MinK Potassium Channels Are Heteromultimeric Complexes

• Published in: The Journal of biological chemistry Vol. 272; no. 3; pp. 1654 - 1658
• Main Authors: Tai, Kwok-Keung, Wang, Ke-Wei, Goldstein, Steve A.N.
• Format: Journal Article
• Language: English
• Published: United States Elsevier Inc 17.01.1997; American Society for Biochemistry and Molecular Biology
• Subjects: Animals; Cysteine - analysis; Ethyl Methanesulfonate - analogs & derivatives; Ethyl Methanesulfonate - pharmacology; Potassium Channel Blockers; Potassium Channels - chemistry; Potassium Channels, Voltage-Gated; Rats; Recombinant Proteins - antagonists & inhibitors; Recombinant Proteins - chemistry; Tetraethylammonium; Tetraethylammonium Compounds - pharmacology; Xenopus laevis
• ISSN: 0021-9258; 1083-351X
• DOI: 10.1074/jbc.272.3.1654

MinK is a transmembrane protein of 130 amino acids found in the kidney, heart, and vestibular system of mammals. Its expression in Xenopus laevis oocytes induces a voltage-dependent potassium current similar to that seen in vivo. Indirect evidence has fueled speculation that function requires association of MinK and another protein endogenous to oocytes and native tissues. In this report, we show that direct covalent modification of an oocyte membrane protein alters properties of the MinK ion conduction pore; modified channels exhibit decreased potassium conduction and increased permeability to sodium and cesium.
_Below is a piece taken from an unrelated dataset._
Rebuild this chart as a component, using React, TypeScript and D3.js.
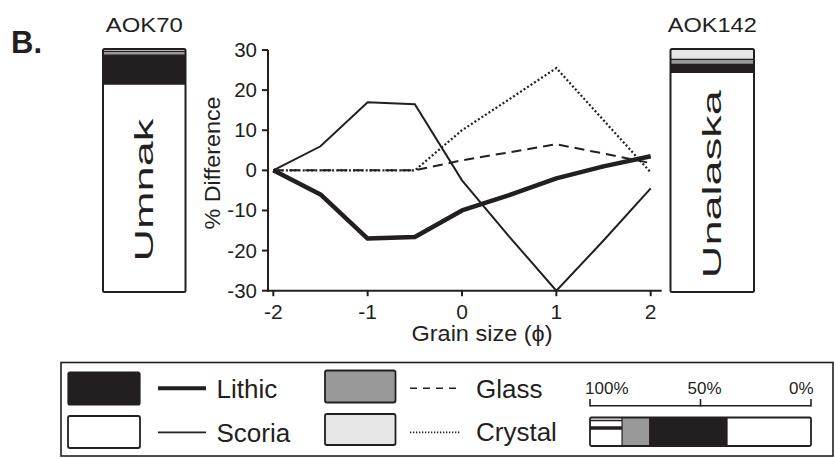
import React from "react";
import * as d3 from "d3";

// ---- data ----
const grainSize = [-2, -1.5, -1, -0.5, 0, 0.5, 1, 1.5, 2];
const lithic = [0, -6, -17, -16.6, -10, -6.2, -2, 1, 3.5];
const scoria = [0, 6, 17, 16.5, -2.5, -16.5, -30, -17.5, -4.5];
const glass = [0, 0, 0, 0, 2.5, 4.5, 6.5, 4.2, 1.8];
const crystal = [0, 0, 0, 0, 10, 17.7, 25.5, 12.5, -0.5];

const yTicks = [-30, -20, -10, 0, 10, 20, 30];
const xTicks = [-2, -1, 0, 1, 2];

const components = ["Crystal", "Glass", "Lithic", "Scoria"];
const compFill = ["#e6e6e6", "#999999", "#231f20", "#ffffff"];
// composition of each sample column (% from top)
const aok70 = [1, 1.5, 12, 85.5];
const aok142 = [4.3, 2, 3.3, 90.4];
// legend example bar (% from the 100% side)
const legendBar = [14.5, 12.5, 35, 38];
const pctTicks = [100, 50, 0];

const INK = "#231f20";
const FONT = "'Liberation Sans', Arial, Helvetica, sans-serif";

function Column({ x0, x1, values, label, labelLen, title, titleLen }) {
  const cy = d3.scaleLinear().domain([0, 100]).range([49, 292]);
  const stacks: { y0: number; y1: number; fill: string }[] = [];
  let acc = 0;
  values.forEach((v, i) => {
    stacks.push({ y0: cy(acc), y1: cy(acc + v), fill: compFill[i] });
    acc += v;
  });
  const whiteTop = stacks[3].y0;
  const cx = (x0 + x1) / 2;
  const ly = (whiteTop + 292) / 2 + 2;
  return (
    <g>
      {stacks.map((s, i) => (
        <rect key={i} x={x0} y={s.y0} width={x1 - x0} height={Math.max(0, s.y1 - s.y0)} fill={s.fill} />
      ))}
      {stacks.slice(1).map((s, i) => (
        <line key={"b" + i} x1={x0} x2={x1} y1={s.y0} y2={s.y0} stroke={INK} strokeWidth={1.2} />
      ))}
      <rect x={x0} y={49} width={x1 - x0} height={243} fill="none" stroke={INK} strokeWidth={2} rx={1.5} />
      <text
        transform={`translate(${cx + 9},${ly}) rotate(-90)`}
        textAnchor="middle"
        fontSize={25}
        fontFamily={FONT}
        fill={INK}
        textLength={labelLen}
        lengthAdjust="spacingAndGlyphs"
      >
        {label}
      </text>
      <text x={cx} y={31.5} textAnchor="middle" fontSize={20.5} fontFamily={FONT} fill={INK} textLength={titleLen} lengthAdjust="spacingAndGlyphs">
        {title}
      </text>
    </g>
  );
}

export default function App() {
  const x = d3.scaleLinear().domain([-2, 2]).range([273.3, 650.7]);
  const y = d3.scaleLinear().domain([-30, 30]).range([290.7, 50]);
  const line = d3
    .line<number>()
    .x((_, i) => x(grainSize[i]))
    .y((d) => y(d));

  const pct = d3.scaleLinear().domain([100, 0]).range([590, 811]);
  const barSegs: { x0: number; x1: number; fill: string }[] = [];
  let acc = 100;
  legendBar.forEach((v, i) => {
    barSegs.push({ x0: pct(acc), x1: pct(acc - v), fill: compFill[i] });
    acc -= v;
  });

  return (
    <svg width={836} height={458} style={{ position: "absolute", left: 0, top: 0, background: "#fff" }}>
      <rect width={836} height={458} fill="#fff" />
      <text x={11} y={53} fontSize={31} fontWeight="bold" fontFamily={FONT} fill={INK}>
        B.
      </text>

      <Column x0={103} x1={185.5} values={aok70} label="Umnak" labelLen={143} title="AOK70" titleLen={77} />
      <Column x0={670.5} x1={754} values={aok142} label="Unalaska" labelLen={188} title="AOK142" titleLen={89} />

      {/* axes */}
      <line x1={268} x2={268} y1={y(30)} y2={y(-30) + 1} stroke={INK} strokeWidth={2} />
      <line x1={267} x2={661.7} y1={y(-30)} y2={y(-30)} stroke={INK} strokeWidth={2} />
      {yTicks.map((t) => (
        <g key={t}>
          <line x1={262} x2={268} y1={y(t)} y2={y(t)} stroke={INK} strokeWidth={2} />
          <text x={257} y={y(t) + 7} textAnchor="end" fontSize={20.5} fontFamily={FONT} fill={INK}>
            {t}
          </text>
        </g>
      ))}
      {xTicks.map((t) => (
        <g key={t}>
          <line x1={x(t)} x2={x(t)} y1={y(-30)} y2={y(-30) + 5.5} stroke={INK} strokeWidth={2} />
          <text x={x(t)} y={318.5} textAnchor="middle" fontSize={21} fontFamily={FONT} fill={INK}>
            {t}
          </text>
        </g>
      ))}
      <text x={482} y={340.5} textAnchor="middle" fontSize={22} fontFamily={FONT} fill={INK} textLength={141} lengthAdjust="spacingAndGlyphs">
        Grain size (ϕ)
      </text>
      <text transform={`translate(220,163) rotate(-90)`} textAnchor="middle" fontSize={22.5} fontFamily={FONT} fill={INK} textLength={133} lengthAdjust="spacingAndGlyphs">
        % Difference
      </text>

      {/* series */}
      <path d={line(crystal) || ""} fill="none" stroke={INK} strokeWidth={2.2} strokeDasharray="2 2.2" />
      <path d={line(glass) || ""} fill="none" stroke={INK} strokeWidth={2} strokeDasharray="10 6" />
      <path d={line(scoria) || ""} fill="none" stroke={INK} strokeWidth={2} strokeLinejoin="miter" />
      <path d={line(lithic) || ""} fill="none" stroke={INK} strokeWidth={4.5} strokeLinejoin="round" />

      {/* legend */}
      <rect x={61} y={362.5} width={772} height={93.5} fill="none" stroke={INK} strokeWidth={1.6} />
      <rect x={68} y={372} width={72} height={33} rx={2} fill={compFill[2]} stroke={INK} strokeWidth={1.2} />
      <rect x={68} y={416} width={72} height={32} rx={2} fill={compFill[3]} stroke={INK} strokeWidth={1.8} />
      <line x1={158} x2={206} y1={388.3} y2={388.3} stroke={INK} strokeWidth={4} />
      <line x1={158} x2={206} y1={432.3} y2={432.3} stroke={INK} strokeWidth={1.8} />
      <text x={216.5} y={398} fontSize={26} fontFamily={FONT} fill={INK}>
        {components[2]}
      </text>
      <text x={216.5} y={441.5} fontSize={26} fontFamily={FONT} fill={INK}>
        {components[3]}
      </text>
      <rect x={325} y={370.5} width={70.5} height={32} rx={2} fill={compFill[1]} stroke={INK} strokeWidth={1.8} />
      <rect x={325} y={414} width={70.5} height={31} rx={2} fill={compFill[0]} stroke={INK} strokeWidth={1.8} />
      <line x1={410} x2={460} y1={388.3} y2={388.3} stroke={INK} strokeWidth={1.6} strokeDasharray="7 6" />
      <line x1={410} x2={460} y1={432.3} y2={432.3} stroke={INK} strokeWidth={1.8} strokeDasharray="1.3 1.7" />
      <text x={476} y={397.5} fontSize={26} fontFamily={FONT} fill={INK}>
        {components[1]}
      </text>
      <text x={476} y={441} fontSize={26} fontFamily={FONT} fill={INK}>
        {components[0]}
      </text>

      {/* percent scale */}
      <line x1={pct(100)} x2={pct(0)} y1={405.7} y2={405.7} stroke={INK} strokeWidth={1.6} />
      {pctTicks.map((p, i) => (
        <g key={p}>
          <line x1={pct(p)} x2={pct(p)} y1={399} y2={406.5} stroke={INK} strokeWidth={1.6} />
          <text
            x={i === 0 ? pct(p) - 5 : i === 2 ? pct(p) + 2.5 : pct(p) + 4}
            y={393.5}
            textAnchor={i === 0 ? "start" : i === 2 ? "end" : "middle"}
            fontSize={17}
            fontFamily={FONT}
            fill={INK}
          >
            {p}%
          </text>
        </g>
      ))}
      {barSegs.map((s, i) => (
        <rect key={i} x={s.x0} y={417.5} width={s.x1 - s.x0} height={28.5} fill={s.fill === "#e6e6e6" ? "#fff" : s.fill} />
      ))}
      <line x1={barSegs[0].x0} x2={barSegs[0].x1} y1={420.5} y2={420.5} stroke={INK} strokeWidth={1.3} />
      <line x1={barSegs[0].x0} x2={barSegs[0].x1} y1={428} y2={428} stroke={INK} strokeWidth={3.5} />
      {barSegs.slice(1).map((s, i) => (
        <line key={"s" + i} x1={s.x0} x2={s.x0} y1={417.5} y2={446} stroke={INK} strokeWidth={1.2} />
      ))}
      <rect x={pct(100)} y={417.5} width={pct(0) - pct(100)} height={28.5} rx={1.5} fill="none" stroke={INK} strokeWidth={1.8} />
    </svg>
  );
}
The modifying reagents, two membrane-impermeant, sulfhydryl-specific methanethiosulfonate derivatives, react only from the extracellular solution at rates that are determined by the conformational state of the channel. These findings indicate that MinK is intimately associated with an oocyte protein whose exposure to the external solution changes during channel gating and which acts with MinK to establish ion conduction pore function.